#### TASK OBJECTIVE
Set down the full listing exactly as given. Any pictures are to be left out.

^^^^^^^^^^^^^^^^

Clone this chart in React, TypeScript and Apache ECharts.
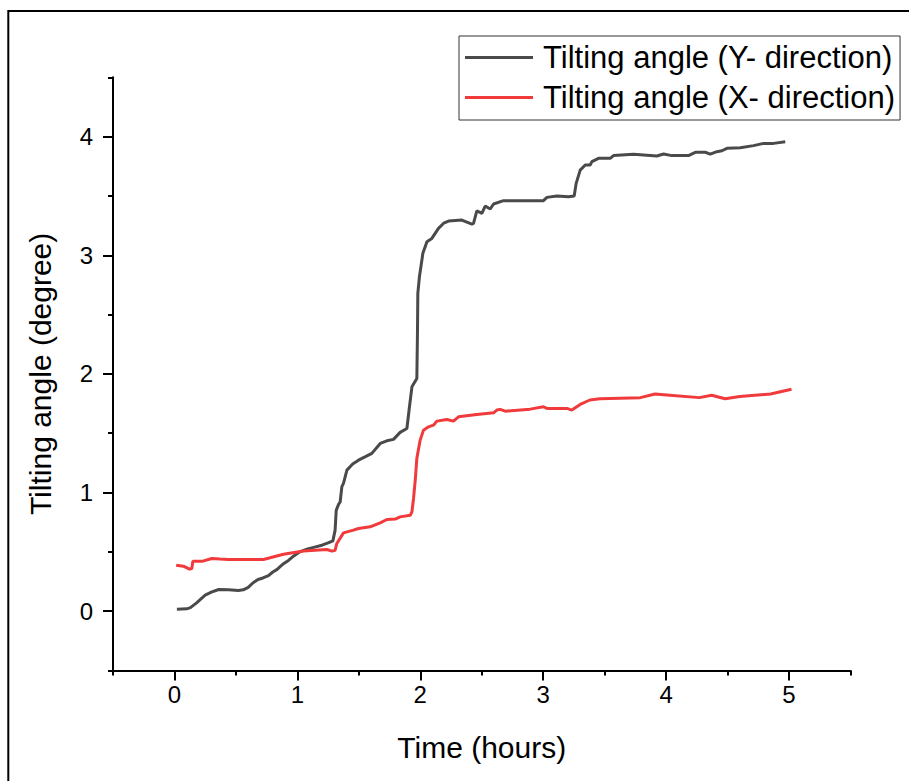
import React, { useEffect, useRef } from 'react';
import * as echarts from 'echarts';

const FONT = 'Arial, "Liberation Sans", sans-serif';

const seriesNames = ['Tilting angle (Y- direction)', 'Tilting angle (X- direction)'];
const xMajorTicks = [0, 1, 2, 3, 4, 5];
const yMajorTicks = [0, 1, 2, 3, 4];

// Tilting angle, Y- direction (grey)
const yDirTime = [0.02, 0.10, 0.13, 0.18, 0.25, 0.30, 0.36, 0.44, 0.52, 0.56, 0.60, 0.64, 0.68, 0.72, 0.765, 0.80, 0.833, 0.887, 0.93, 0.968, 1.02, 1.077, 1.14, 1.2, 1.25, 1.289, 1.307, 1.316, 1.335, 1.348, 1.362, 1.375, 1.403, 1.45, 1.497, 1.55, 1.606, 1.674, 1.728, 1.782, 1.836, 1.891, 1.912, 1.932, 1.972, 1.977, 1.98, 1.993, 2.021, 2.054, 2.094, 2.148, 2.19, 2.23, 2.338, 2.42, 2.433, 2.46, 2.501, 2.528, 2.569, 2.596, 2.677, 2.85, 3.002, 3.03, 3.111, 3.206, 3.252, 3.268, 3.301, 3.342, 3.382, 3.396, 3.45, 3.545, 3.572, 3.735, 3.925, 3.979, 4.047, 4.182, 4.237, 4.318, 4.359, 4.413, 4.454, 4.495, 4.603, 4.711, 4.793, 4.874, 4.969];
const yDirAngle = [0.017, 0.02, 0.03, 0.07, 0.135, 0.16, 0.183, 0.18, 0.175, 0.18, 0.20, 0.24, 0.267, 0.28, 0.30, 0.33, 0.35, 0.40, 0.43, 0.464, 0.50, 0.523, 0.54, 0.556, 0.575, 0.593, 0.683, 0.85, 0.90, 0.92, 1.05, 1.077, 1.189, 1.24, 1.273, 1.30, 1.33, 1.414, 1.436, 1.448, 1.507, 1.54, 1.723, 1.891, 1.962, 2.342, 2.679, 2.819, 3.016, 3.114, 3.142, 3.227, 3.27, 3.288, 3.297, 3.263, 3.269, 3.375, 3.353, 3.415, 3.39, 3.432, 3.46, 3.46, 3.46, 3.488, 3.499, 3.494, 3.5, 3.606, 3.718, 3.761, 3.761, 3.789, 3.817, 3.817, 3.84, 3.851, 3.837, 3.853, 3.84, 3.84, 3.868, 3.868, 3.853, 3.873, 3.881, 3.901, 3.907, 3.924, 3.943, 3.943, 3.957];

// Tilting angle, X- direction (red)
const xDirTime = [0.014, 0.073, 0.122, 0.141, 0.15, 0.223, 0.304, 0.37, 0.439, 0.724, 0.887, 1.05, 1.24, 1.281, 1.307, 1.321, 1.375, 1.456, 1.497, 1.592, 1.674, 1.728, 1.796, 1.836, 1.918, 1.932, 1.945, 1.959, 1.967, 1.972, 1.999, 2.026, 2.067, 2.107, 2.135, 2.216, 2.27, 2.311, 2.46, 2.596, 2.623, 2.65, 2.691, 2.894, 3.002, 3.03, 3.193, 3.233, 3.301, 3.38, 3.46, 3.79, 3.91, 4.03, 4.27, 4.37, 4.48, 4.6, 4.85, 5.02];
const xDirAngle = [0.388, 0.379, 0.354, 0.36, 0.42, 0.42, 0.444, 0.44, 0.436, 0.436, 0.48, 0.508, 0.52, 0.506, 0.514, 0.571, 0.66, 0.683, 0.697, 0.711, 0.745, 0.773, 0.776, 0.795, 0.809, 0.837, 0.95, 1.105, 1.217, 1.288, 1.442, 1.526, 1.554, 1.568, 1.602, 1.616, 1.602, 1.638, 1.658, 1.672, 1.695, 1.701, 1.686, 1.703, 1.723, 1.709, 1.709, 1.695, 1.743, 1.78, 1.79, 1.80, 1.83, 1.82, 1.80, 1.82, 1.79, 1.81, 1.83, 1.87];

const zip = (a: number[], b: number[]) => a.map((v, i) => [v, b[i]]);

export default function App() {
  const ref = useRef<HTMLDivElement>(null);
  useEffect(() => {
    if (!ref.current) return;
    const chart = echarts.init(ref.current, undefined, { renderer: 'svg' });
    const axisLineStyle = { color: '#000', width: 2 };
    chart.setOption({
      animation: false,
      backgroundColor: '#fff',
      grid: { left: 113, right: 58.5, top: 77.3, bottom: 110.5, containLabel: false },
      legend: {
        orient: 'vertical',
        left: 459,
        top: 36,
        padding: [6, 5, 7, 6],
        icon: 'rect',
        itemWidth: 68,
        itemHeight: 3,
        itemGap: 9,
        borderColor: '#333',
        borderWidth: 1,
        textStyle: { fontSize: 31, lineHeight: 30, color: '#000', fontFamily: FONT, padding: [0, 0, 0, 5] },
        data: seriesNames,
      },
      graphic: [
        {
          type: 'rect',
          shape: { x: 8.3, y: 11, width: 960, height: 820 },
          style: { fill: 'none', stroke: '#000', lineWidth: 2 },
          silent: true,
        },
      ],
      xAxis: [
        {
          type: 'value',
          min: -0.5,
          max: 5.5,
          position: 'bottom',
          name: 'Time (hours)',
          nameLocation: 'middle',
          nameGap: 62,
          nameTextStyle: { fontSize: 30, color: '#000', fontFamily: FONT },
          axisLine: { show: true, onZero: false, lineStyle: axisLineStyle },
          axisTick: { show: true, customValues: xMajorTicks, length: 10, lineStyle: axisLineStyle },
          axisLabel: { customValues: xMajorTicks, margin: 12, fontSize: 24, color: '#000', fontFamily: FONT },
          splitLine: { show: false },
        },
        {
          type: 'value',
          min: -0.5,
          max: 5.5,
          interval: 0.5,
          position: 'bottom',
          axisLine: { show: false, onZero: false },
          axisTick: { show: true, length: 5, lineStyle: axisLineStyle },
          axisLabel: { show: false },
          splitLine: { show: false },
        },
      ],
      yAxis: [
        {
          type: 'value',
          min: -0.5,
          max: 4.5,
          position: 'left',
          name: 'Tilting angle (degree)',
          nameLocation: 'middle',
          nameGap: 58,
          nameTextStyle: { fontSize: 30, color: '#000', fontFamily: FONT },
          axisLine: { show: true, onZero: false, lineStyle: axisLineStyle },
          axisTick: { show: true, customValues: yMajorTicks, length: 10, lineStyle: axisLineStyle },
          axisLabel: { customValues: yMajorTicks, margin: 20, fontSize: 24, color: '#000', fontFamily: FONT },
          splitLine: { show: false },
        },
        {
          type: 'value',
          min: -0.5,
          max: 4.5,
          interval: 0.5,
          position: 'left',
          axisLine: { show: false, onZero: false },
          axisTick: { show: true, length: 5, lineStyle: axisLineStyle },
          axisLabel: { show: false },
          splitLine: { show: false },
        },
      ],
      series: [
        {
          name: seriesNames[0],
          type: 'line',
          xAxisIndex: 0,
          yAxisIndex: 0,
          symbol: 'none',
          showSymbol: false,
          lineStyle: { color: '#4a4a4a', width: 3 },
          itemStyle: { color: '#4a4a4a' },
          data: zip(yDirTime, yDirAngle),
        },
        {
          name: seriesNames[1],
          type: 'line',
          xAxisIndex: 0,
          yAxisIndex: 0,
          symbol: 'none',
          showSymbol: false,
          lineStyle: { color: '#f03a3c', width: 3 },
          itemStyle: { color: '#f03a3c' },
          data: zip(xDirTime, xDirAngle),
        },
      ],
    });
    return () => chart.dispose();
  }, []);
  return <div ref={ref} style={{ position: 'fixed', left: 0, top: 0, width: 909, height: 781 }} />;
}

^^^^^^^^^^^^^^^^

#### RESULT OF THIS EXERCISE
Clone this chart in React, TypeScript and Apache ECharts.
import React, { useEffect, useRef } from 'react';
import * as echarts from 'echarts';

const FONT = 'Arial, "Liberation Sans", sans-serif';

const seriesNames = ['Tilting angle (Y- direction)', 'Tilting angle (X- direction)'];
const xMajorTicks = [0, 1, 2, 3, 4, 5];
const yMajorTicks = [0, 1, 2, 3, 4];

// Tilting angle, Y- direction (grey)
const yDirTime = [0.02, 0.10, 0.13, 0.18, 0.25, 0.30, 0.36, 0.44, 0.52, 0.56, 0.60, 0.64, 0.68, 0.72, 0.765, 0.80, 0.833, 0.887, 0.93, 0.968, 1.02, 1.077, 1.14, 1.2, 1.25, 1.289, 1.307, 1.316, 1.335, 1.348, 1.362, 1.375, 1.403, 1.45, 1.497, 1.55, 1.606, 1.674, 1.728, 1.782, 1.836, 1.891, 1.912, 1.932, 1.972, 1.977, 1.98, 1.993, 2.021, 2.054, 2.094, 2.148, 2.19, 2.23, 2.338, 2.42, 2.433, 2.46, 2.501, 2.528, 2.569, 2.596, 2.677, 2.85, 3.002, 3.03, 3.111, 3.206, 3.252, 3.268, 3.301, 3.342, 3.382, 3.396, 3.45, 3.545, 3.572, 3.735, 3.925, 3.979, 4.047, 4.182, 4.237, 4.318, 4.359, 4.413, 4.454, 4.495, 4.603, 4.711, 4.793, 4.874, 4.969];
const yDirAngle = [0.017, 0.02, 0.03, 0.07, 0.135, 0.16, 0.183, 0.18, 0.175, 0.18, 0.20, 0.24, 0.267, 0.28, 0.30, 0.33, 0.35, 0.40, 0.43, 0.464, 0.50, 0.523, 0.54, 0.556, 0.575, 0.593, 0.683, 0.85, 0.90, 0.92, 1.05, 1.077, 1.189, 1.24, 1.273, 1.30, 1.33, 1.414, 1.436, 1.448, 1.507, 1.54, 1.723, 1.891, 1.962, 2.342, 2.679, 2.819, 3.016, 3.114, 3.142, 3.227, 3.27, 3.288, 3.297, 3.263, 3.269, 3.375, 3.353, 3.415, 3.39, 3.432, 3.46, 3.46, 3.46, 3.488, 3.499, 3.494, 3.5, 3.606, 3.718, 3.761, 3.761, 3.789, 3.817, 3.817, 3.84, 3.851, 3.837, 3.853, 3.84, 3.84, 3.868, 3.868, 3.853, 3.873, 3.881, 3.901, 3.907, 3.924, 3.943, 3.943, 3.957];

// Tilting angle, X- direction (red)
const xDirTime = [0.014, 0.073, 0.122, 0.141, 0.15, 0.223, 0.304, 0.37, 0.439, 0.724, 0.887, 1.05, 1.24, 1.281, 1.307, 1.321, 1.375, 1.456, 1.497, 1.592, 1.674, 1.728, 1.796, 1.836, 1.918, 1.932, 1.945, 1.959, 1.967, 1.972, 1.999, 2.026, 2.067, 2.107, 2.135, 2.216, 2.27, 2.311, 2.46, 2.596, 2.623, 2.65, 2.691, 2.894, 3.002, 3.03, 3.193, 3.233, 3.301, 3.38, 3.46, 3.79, 3.91, 4.03, 4.27, 4.37, 4.48, 4.6, 4.85, 5.02];
const xDirAngle = [0.388, 0.379, 0.354, 0.36, 0.42, 0.42, 0.444, 0.44, 0.436, 0.436, 0.48, 0.508, 0.52, 0.506, 0.514, 0.571, 0.66, 0.683, 0.697, 0.711, 0.745, 0.773, 0.776, 0.795, 0.809, 0.837, 0.95, 1.105, 1.217, 1.288, 1.442, 1.526, 1.554, 1.568, 1.602, 1.616, 1.602, 1.638, 1.658, 1.672, 1.695, 1.701, 1.686, 1.703, 1.723, 1.709, 1.709, 1.695, 1.743, 1.78, 1.79, 1.80, 1.83, 1.82, 1.80, 1.82, 1.79, 1.81, 1.83, 1.87];

const zip = (a: number[], b: number[]) => a.map((v, i) => [v, b[i]]);

export default function App() {
  const ref = useRef<HTMLDivElement>(null);
  useEffect(() => {
    if (!ref.current) return;
    const chart = echarts.init(ref.current, undefined, { renderer: 'svg' });
    const axisLineStyle = { color: '#000', width: 2 };
    chart.setOption({
      animation: false,
      backgroundColor: '#fff',
      grid: { left: 113, right: 58.5, top: 77.3, bottom: 110.5, containLabel: false },
      legend: {
        orient: 'vertical',
        left: 459,
        top: 36,
        padding: [6, 5, 7, 6],
        icon: 'rect',
        itemWidth: 68,
        itemHeight: 3,
        itemGap: 9,
        borderColor: '#333',
        borderWidth: 1,
        textStyle: { fontSize: 31, lineHeight: 30, color: '#000', fontFamily: FONT, padding: [0, 0, 0, 5] },
        data: seriesNames,
      },
      graphic: [
        {
          type: 'rect',
          shape: { x: 8.3, y: 11, width: 960, height: 820 },
          style: { fill: 'none', stroke: '#000', lineWidth: 2 },
          silent: true,
        },
      ],
      xAxis: [
        {
          type: 'value',
          min: -0.5,
          max: 5.5,
          position: 'bottom',
          name: 'Time (hours)',
          nameLocation: 'middle',
          nameGap: 62,
          nameTextStyle: { fontSize: 30, color: '#000', fontFamily: FONT },
          axisLine: { show: true, onZero: false, lineStyle: axisLineStyle },
          axisTick: { show: true, customValues: xMajorTicks, length: 10, lineStyle: axisLineStyle },
          axisLabel: { customValues: xMajorTicks, margin: 12, fontSize: 24, color: '#000', fontFamily: FONT },
          splitLine: { show: false },
        },
        {
          type: 'value',
          min: -0.5,
          max: 5.5,
          interval: 0.5,
          position: 'bottom',
          axisLine: { show: false, onZero: false },
          axisTick: { show: true, length: 5, lineStyle: axisLineStyle },
          axisLabel: { show: false },
          splitLine: { show: false },
        },
      ],
      yAxis: [
        {
          type: 'value',
          min: -0.5,
          max: 4.5,
          position: 'left',
          name: 'Tilting angle (degree)',
          nameLocation: 'middle',
          nameGap: 58,
          nameTextStyle: { fontSize: 30, color: '#000', fontFamily: FONT },
          axisLine: { show: true, onZero: false, lineStyle: axisLineStyle },
          axisTick: { show: true, customValues: yMajorTicks, length: 10, lineStyle: axisLineStyle },
          axisLabel: { customValues: yMajorTicks, margin: 20, fontSize: 24, color: '#000', fontFamily: FONT },
          splitLine: { show: false },
        },
        {
          type: 'value',
          min: -0.5,
          max: 4.5,
          interval: 0.5,
          position: 'left',
          axisLine: { show: false, onZero: false },
          axisTick: { show: true, length: 5, lineStyle: axisLineStyle },
          axisLabel: { show: false },
          splitLine: { show: false },
        },
      ],
      series: [
        {
          name: seriesNames[0],
          type: 'line',
          xAxisIndex: 0,
          yAxisIndex: 0,
          symbol: 'none',
          showSymbol: false,
          lineStyle: { color: '#4a4a4a', width: 3 },
          itemStyle: { color: '#4a4a4a' },
          data: zip(yDirTime, yDirAngle),
        },
        {
          name: seriesNames[1],
          type: 'line',
          xAxisIndex: 0,
          yAxisIndex: 0,
          symbol: 'none',
          showSymbol: false,
          lineStyle: { color: '#f03a3c', width: 3 },
          itemStyle: { color: '#f03a3c' },
          data: zip(xDirTime, xDirAngle),
        },
      ],
    });
    return () => chart.dispose();
  }, []);
  return <div ref={ref} style={{ position: 'fixed', left: 0, top: 0, width: 909, height: 781 }} />;
}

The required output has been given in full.